Блокадный человек — это человек, погруженный в нечеловеческие условия. Блокадный поэт — это поэт, оказавшийся в слишком человеческой ситуации выживания (если о выживании можно говорить применительно, например, к тому же Тихонову). И остается поражаться, насколько по-разному преломляются блокадные картины в стихах восьми поэтов, героев шести глав-эссе, составляющих книгу. У каждого из них была своя стратегия выживания и вживания в блокадную реальность. Какие они разные: добросовестный советский писатель-фантаст, кроткий человек Геннадий Гор, писавший запредельно страшные, зияющие экзистенциальными пустотами тексты, и отставная жена Алексея Толстого Наталья Крандиевская, вкусившая первой блокадной весной (самое опасное, если вдуматься, время) нежданную радость уединенного созерцания, просветление, в стихах которой — классические уравновешенность, прозрачность, легкость, оттеняющие фиксируемые подробности блокадного кошмара.
Я уже
Ничего и бегу к ничему.
Я уже никого и спешу к никому…
Это — Геннадий Гор.
Этот год нас омыл, как седьмая щелочь,
О которой мы, помнишь, когда-то читали?
Оттого нас и радует каждая мелочь,
Оттого и моложе как будто бы стали.
Это — Крандиевская, слова которой и дали название книге.
Для одних способом избыть блокадные страдания была попытка преодоления хаоса и абсурда — путем противопоставления им ясности, порядка, культуры, воли к смыслу. Для других (например, для Павла Зальцмана с его обэриутскими мотивами) — сосредоточенность на абсурде, погружение в отчаяние, растворение в хаосе.

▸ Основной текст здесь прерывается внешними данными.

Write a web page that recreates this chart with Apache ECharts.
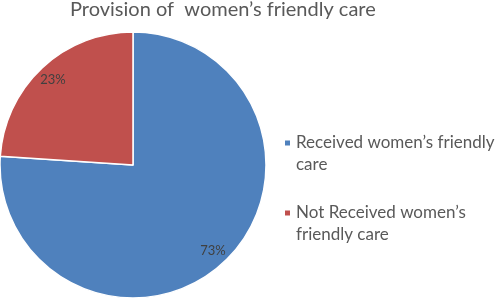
<!DOCTYPE html>
<html>
<head>
<meta charset="utf-8">
<script src="https://cdn.jsdelivr.net/npm/echarts@6/dist/echarts.min.js"></script>
<style>
  html, body { margin: 0; padding: 0; background: #fff; }
  #chart { width: 500px; height: 299px; }
</style>
</head>
<body>
<div id="chart"></div>
<script>
var titleText = 'Provision of  women\u2019s friendly care';
var categoryList = ['Received women\u2019s friendly care', 'Not Received women\u2019s friendly care'];
var legendTextList = ['Received women\u2019s friendly\ncare', 'Not Received women\u2019s\nfriendly care'];
var valueList = [73, 23];
var colorList = ['#4f81bd', '#c0504d'];

var chart = echarts.init(document.getElementById('chart'));

var pieData = [];
for (var i = 0; i < categoryList.length; i++) {
	pieData.push({ name: categoryList[i], value: valueList[i] });
}

var option = {
	color: colorList,
	animation: false,
	title: {
		text: titleText,
		left: 70,
		top: 0,
		padding: 0,
		textStyle: {
			fontFamily: 'Lato',
			fontWeight: 'normal',
			fontSize: 20,
			color: '#595959'
		}
	},
	legend: {
		orient: 'vertical',
		left: 283,
		top: 110,
		padding: 0,
		itemGap: 4,
		itemWidth: 7,
		itemHeight: 7,
		icon: 'rect',
		data: categoryList,
		// leading blank line so the first text line sits level with the icon
		formatter: function(name) {
			return '\n' + legendTextList[categoryList.indexOf(name)];
		},
		textStyle: {
			fontFamily: 'Lato',
			fontSize: 17,
			color: '#595959',
			lineHeight: 22
		}
	},
	series: [{
		name: 'care',
		type: 'pie',
		center: [133, 165],
		radius: 133,
		startAngle: 90,
		clockwise: true,
		label: { show: false },
		labelLine: { show: false },
		itemStyle: {
			borderColor: '#fff',
			borderWidth: 1.5
		},
		emphasis: { disabled: true },
		data: pieData
	}, {
		// transparent ring, only to put the labels near the rim
		name: 'labels',
		type: 'pie',
		center: [133, 165],
		radius: [95, 133],
		startAngle: 90,
		clockwise: true,
		silent: true,
		itemStyle: { color: 'transparent' },
		label: {
			show: true,
			position: 'inside',
			formatter: '{c}%',
			fontFamily: 'Lato',
			fontSize: 13,
			color: '#404040'
		},
		labelLine: { show: false },
		emphasis: { disabled: true },
		data: pieData
	}]
};

chart.setOption(option);
</script>
</body>
</html>
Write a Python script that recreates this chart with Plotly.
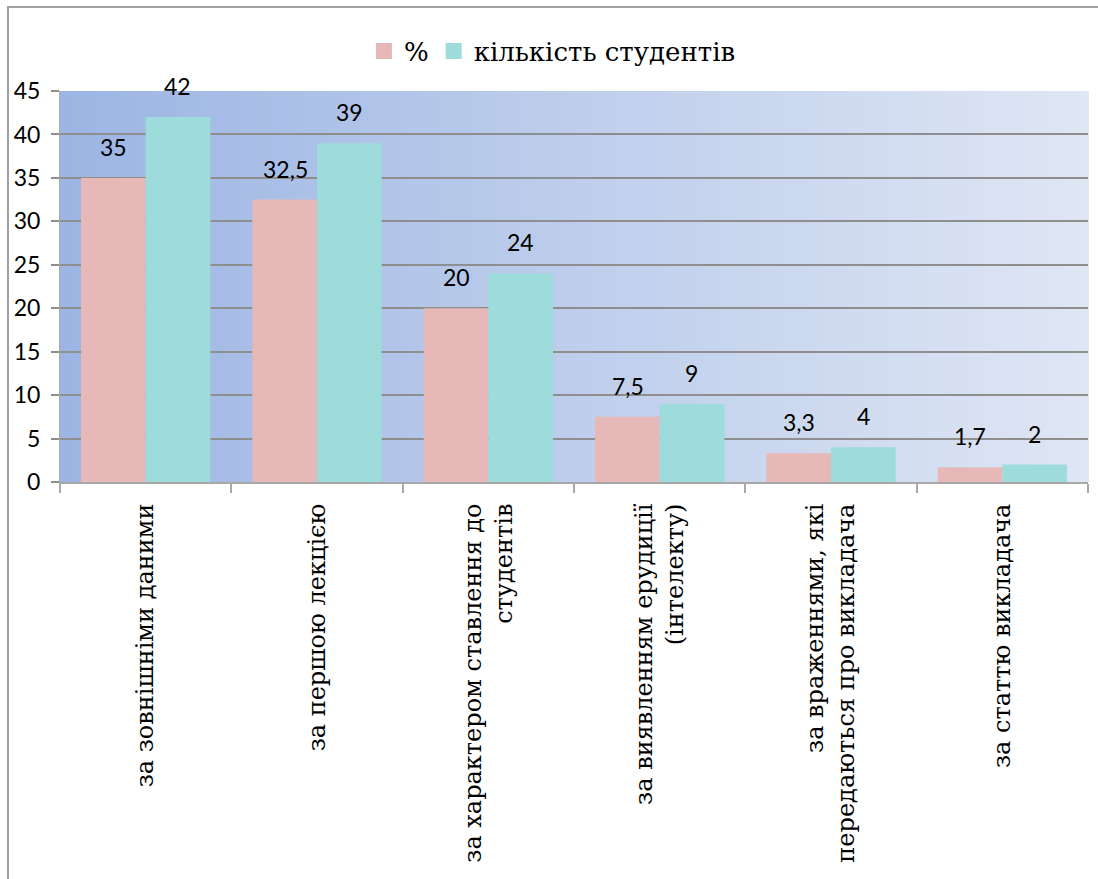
import plotly.graph_objects as go

categories = [
    "за зовнішніми даними",
    "за першою лекцією",
    "за характером ставлення до<br>студентів",
    "за виявленням ерудиції<br>(інтелекту)",
    "за враженнями, які<br>передаються про викладача",
    "за статтю викладача",
]
percent = [35, 32.5, 20, 7.5, 3.3, 1.7]
students = [42, 39, 24, 9, 4, 2]
percent_labels = ["35", "32,5", "20", "7,5", "3,3", "1,7"]
student_labels = ["42", "39", "24", "9", "4", "2"]
series_names = ["%", "кількість студентів"]
y_ticks = [0, 5, 10, 15, 20, 25, 30, 35, 40, 45]

PINK = "#E6B9B8"
TEAL = "#9EDBDB"
SERIF = "DejaVu Serif"
SANS = "Lato"

fig = go.Figure()
fig.add_trace(go.Bar(x=categories, y=percent, name=series_names[0],
                     marker=dict(color=PINK, line=dict(width=0)),
                     showlegend=False))
fig.add_trace(go.Bar(x=categories, y=students, name=series_names[1],
                     marker=dict(color=TEAL, line=dict(width=0)),
                     showlegend=False))

for nm, col in zip(series_names, [PINK, TEAL]):
    fig.add_trace(go.Scatter(x=[None], y=[None], mode="markers", name=nm,
                             marker=dict(symbol="square", size=20, color=col)))

annotations = []
for i, c in enumerate(categories):
    annotations.append(dict(x=c, y=percent[i], xref="x", yref="y", text=percent_labels[i],
                            showarrow=False, xshift=-32, yshift=31, yanchor="middle",
                            font=dict(family=SANS, size=23, color="#000")))
    annotations.append(dict(x=c, y=students[i], xref="x", yref="y", text=student_labels[i],
                            showarrow=False, xshift=32, yshift=31, yanchor="middle",
                            font=dict(family=SANS, size=23, color="#000")))

shapes = []
N = 120
c0 = (156, 181, 227)
c1 = (223, 230, 244)
for k in range(N):
    t = k / (N - 1)
    col = tuple(round(c0[j] + (c1[j] - c0[j]) * t) for j in range(3))
    shapes.append(dict(type="rect", xref="paper", yref="paper",
                       x0=k / N, x1=(k + 1) / N + 0.001, y0=0, y1=1,
                       fillcolor="rgb(%d,%d,%d)" % col, line=dict(width=0), layer="below"))
shapes.append(dict(type="rect", xref="paper", yref="paper",
                   x0=-0.0506, x1=1.2, y0=-2, y1=1.2148,
                   line=dict(color="#A0A0A0", width=2), fillcolor="rgba(0,0,0,0)", layer="below"))

fig.update_layout(
    width=1098, height=879,
    margin=dict(l=60, r=10, t=91, b=397),
    paper_bgcolor="white", plot_bgcolor="white",
    barmode="group", bargap=0.245, bargroupgap=0,
    shapes=shapes, annotations=annotations,
    legend=dict(orientation="h", x=0.479, xanchor="center", y=1.102, yanchor="middle",
                font=dict(family=SERIF, size=26, color="#000"),
                bgcolor="rgba(0,0,0,0)", itemwidth=30, tracegroupgap=0),
    showlegend=True,
)
fig.update_yaxes(range=[0, 45], tickvals=y_ticks, showgrid=True, gridcolor="#8E8E8E", gridwidth=2,
                 ticks="outside", ticklen=8, tickcolor="#8E8E8E", tickwidth=2, automargin=False,
                 showline=True, linecolor="#A8A8A8", linewidth=1, ticklabelstandoff=6,
                 tickfont=dict(family=SANS, size=23, color="#000"), zeroline=False)
fig.update_xaxes(tickangle=-90, tickson="boundaries", ticks="outside", ticklen=9, automargin=False,
                 tickcolor="#A8A8A8", tickwidth=2, showline=True, linecolor="#A8A8A8", linewidth=2,
                 tickfont=dict(family=SERIF, size=24, color="#000"), ticklabelstandoff=10)

fig.write_html("out.html")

Едва ли не главный вопрос, поставленный автором, — вопрос блокадного зрения, того особого способа ви`дения происходящего, который тождественен способу существования. У каждого героя книги он свой. Свои настройки должны быть и у исследователя, рискнувшего к блокадной теме прикоснуться. «Чтобы заниматься блокадой, допустим блокадной поэзией, мне кажется необходимым стремиться к созданию новой оптики, к новому взгляду, который бы был одновременно взглядом реставратора и взглядом прозектора…» — размышляет об этом Полина Барскова.

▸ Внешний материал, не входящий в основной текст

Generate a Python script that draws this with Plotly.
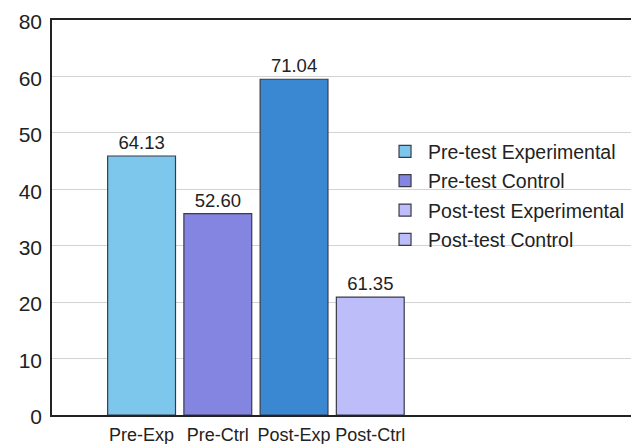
import plotly.graph_objects as go

categories = ["Pre-Exp", "Pre-Ctrl", "Post-Exp", "Post-Ctrl"]
series_names = ["Pre-test Experimental", "Pre-test Control", "Post-test Experimental", "Post-test Control"]
bar_heights = [45.9, 35.7, 59.5, 20.9]
bar_labels = ["64.13", "52.60", "71.04", "61.35"]
bar_colors = ["#7ec7ec", "#8485e0", "#3b88d2", "#bdbdf9"]
legend_colors = ["#7ec7ec", "#8485e0", "#bdbdf9", "#bdbdf9"]
tick_positions = [0, 10, 20, 30, 40, 50, 60, 70]
tick_labels = ["0", "10", "20", "30", "40", "50", "60", "80"]

FONT = "Liberation Sans, Arial, sans-serif"

fig = go.Figure()
for i, name in enumerate(series_names):
    fig.add_trace(go.Bar(
        x=[categories[i]], y=[bar_heights[i]], name=name,
        legendgroup=name,
        text=[bar_labels[i]], textposition="outside",
        textfont=dict(size=18.5, color="#222222", family=FONT),
        cliponaxis=False, width=0.89,
        marker=dict(color=bar_colors[i], line=dict(color="#3a3a48", width=1.2)),
        showlegend=False,
    ))
    # legend proxy entry
    fig.add_trace(go.Bar(
        x=[categories[i]], y=[None], name=name, legendgroup=name,
        marker=dict(color=legend_colors[i], line=dict(color="#3a3a48", width=1.2)),
        showlegend=True, hoverinfo="skip",
    ))

fig.update_layout(
    width=631, height=444,
    margin=dict(l=52, r=0, t=20, b=28.5, autoexpand=False),
    paper_bgcolor="white", plot_bgcolor="white",
    barmode="overlay",
    font=dict(family=FONT, color="#222222"),
    showlegend=True,
    legend=dict(x=0.57, y=0.716, xanchor="left", yanchor="top",
                font=dict(size=19.5, color="#222222", family=FONT),
                bgcolor="rgba(0,0,0,0)", traceorder="grouped",
                tracegroupgap=1, itemwidth=36),
    xaxis=dict(type="category", categoryorder="array", categoryarray=categories,
               range=[-1.175, 6.42], showline=True, linecolor="#222222", linewidth=1.5,
               mirror=True, showgrid=False, ticks="", ticklabelstandoff=3,
               tickangle=0, automargin=False,
               tickfont=dict(size=18, color="#222222", family=FONT)),
    yaxis=dict(range=[0, 70], tickvals=tick_positions, ticktext=tick_labels,
               showline=True, linecolor="#222222", linewidth=1.5,
               showgrid=True, gridcolor="#d3d3d3", gridwidth=1, zeroline=False,
               ticks="", ticklabelstandoff=4, ticklabelshift=2, automargin=False,
               tickfont=dict(size=21, color="#222222", family=FONT)),
)

fig.write_html("out.html")
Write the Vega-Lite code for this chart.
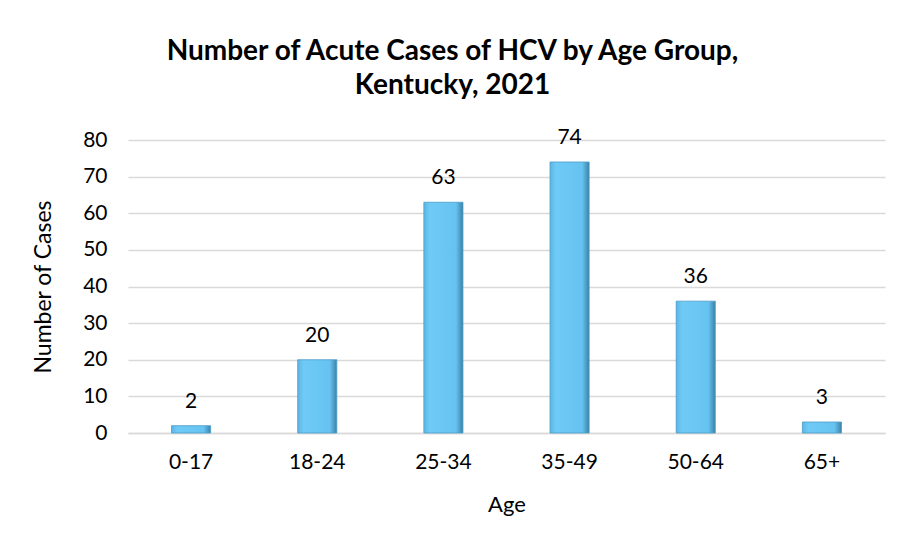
{
  "$schema": "https://vega.github.io/schema/vega-lite/v6.json",
  "autosize": {"type": "none"},
  "width": 757,
  "height": 293,
  "padding": {"left": 128, "top": 140, "right": 19, "bottom": 114},
  "background": "white",
  "title": {
    "text": ["Number of Acute Cases of HCV by Age Group,", "Kentucky, 2021"],
    "font": "Lato",
    "fontSize": 28,
    "fontWeight": "bold",
    "color": "#000000",
    "lineHeight": 34,
    "anchor": "middle",
    "dx": -54,
    "offset": 27
  },
  "data": {
    "values": [
      {"age": "0-17", "cases": 2},
      {"age": "18-24", "cases": 20},
      {"age": "25-34", "cases": 63},
      {"age": "35-49", "cases": 74},
      {"age": "50-64", "cases": 36},
      {"age": "65+", "cases": 3}
    ]
  },
  "encoding": {
    "x": {
      "field": "age",
      "type": "nominal",
      "sort": null,
      "scale": {"paddingInner": 0.69, "paddingOuter": 0.345},
      "axis": {
        "title": "Age",
        "labelAngle": 0,
        "labelFont": "Lato",
        "labelFontSize": 21,
        "labelColor": "#000000",
        "titleFont": "Lato",
        "titleFontSize": 22,
        "titleFontWeight": "normal",
        "titleColor": "#000000",
        "titlePadding": 22,
        "labelPadding": 18,
        "domain": true,
        "domainColor": "#d9d9d9",
        "domainWidth": 1.5,
        "ticks": false
      }
    },
    "y": {
      "field": "cases",
      "type": "quantitative",
      "scale": {"domain": [0, 80]},
      "axis": {
        "title": "Number of Cases",
        "values": [0, 10, 20, 30, 40, 50, 60, 70, 80],
        "labelFont": "Lato",
        "labelFontSize": 21,
        "labelColor": "#000000",
        "titleFont": "Lato",
        "titleFontSize": 23,
        "titleFontWeight": "normal",
        "titleColor": "#000000",
        "titlePadding": 27,
        "labelPadding": 21,
        "domain": false,
        "ticks": false,
        "gridColor": "#d9d9d9",
        "gridWidth": 1.5
      }
    }
  },
  "layer": [
    {
      "mark": {
        "type": "bar",
        "color": {
          "gradient": "linear",
          "x1": 0, "y1": 0, "x2": 1, "y2": 0,
          "stops": [
            {"offset": 0, "color": "#5cb6e4"},
            {"offset": 0.15, "color": "#6fcaf6"},
            {"offset": 0.82, "color": "#66c3f1"},
            {"offset": 1, "color": "#3b82a8"}
          ]
        },
        "stroke": "#4a9cc8",
        "strokeWidth": 0.8
      }
    },
    {
      "mark": {
        "type": "text",
        "dy": -18,
        "baseline": "alphabetic",
        "font": "Lato",
        "fontSize": 21,
        "color": "#000000"
      },
      "encoding": {"text": {"field": "cases", "type": "quantitative"}}
    }
  ],
  "config": {"view": {"stroke": null}}
}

Итак, стоит ли читать эту книгу — и стоило ли ее вообще писать? Сегодня представляется очевидным, что установка «если уж писать, то писать одно хорошее» — не только добровольное упрощение блокадной жизни нами, потомками, но и как бы вторичное омертвление умерших, которым мы не даем шанса предстать перед нами по-настоящему живыми. Впрочем, проблема тут скорее не нравственная, а гносеологическая или, если угодно, герменевтическая: насколько вообще мы, не пережившие, можем своим языком описывать опыт переживших; насколько адекватно их тексты могут интерпретироваться нами сегодня?
Так или иначе, попытаться все-таки стоит.